Automakers are responsible for designing practical solutions for vehicles that effectively respond to current environmental and economic limitations. Manufacturers can tackle this from numerous angles. Hyundai, for instance, is replacing microchips with software-based alternatives that are integrated into the vehicle’s software and user experience (UX) architecture. Design houses, however, also hold critical responsibility for designing attractive vehicles that can respond to future social and economic pressures without compromise. Recent consumer shifts towards sustainability and ethical material resourcing are providing manufacturers unique opportunities to explore alternative approaches to otherwise conventional areas of vehicle development.

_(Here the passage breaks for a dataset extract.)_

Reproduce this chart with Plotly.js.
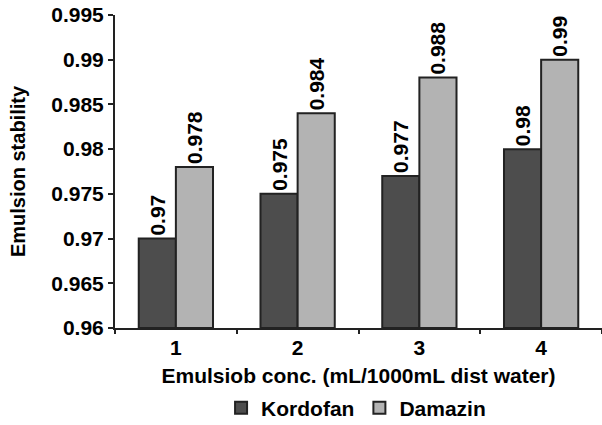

Karl Brauer, Executive Analyst at CarExpert.com and a highly experienced industry veteran, suggests that with technical innovation accelerating and manufacturers struggling to keep up with the change, more emphasis is now being placed on software and technical architecture advancement. “Technology already influences what cars look like and how they drive more than it did ten years ago,” he says. “When you look at the evolution of personal transportation, there’s no escaping technical integration and the expectation is that cars are going to continue to more deeply embed software as time goes on.”
Paul Woods, Chief Executive of design house Edenspiekermann, says that the next short-term development in design will favour endless customisation, automation augmentation and software integration. Exploring how each factor contributes to current and future prospects of automotive design could help illuminate where long-term design trends are likely to take the automotive industry.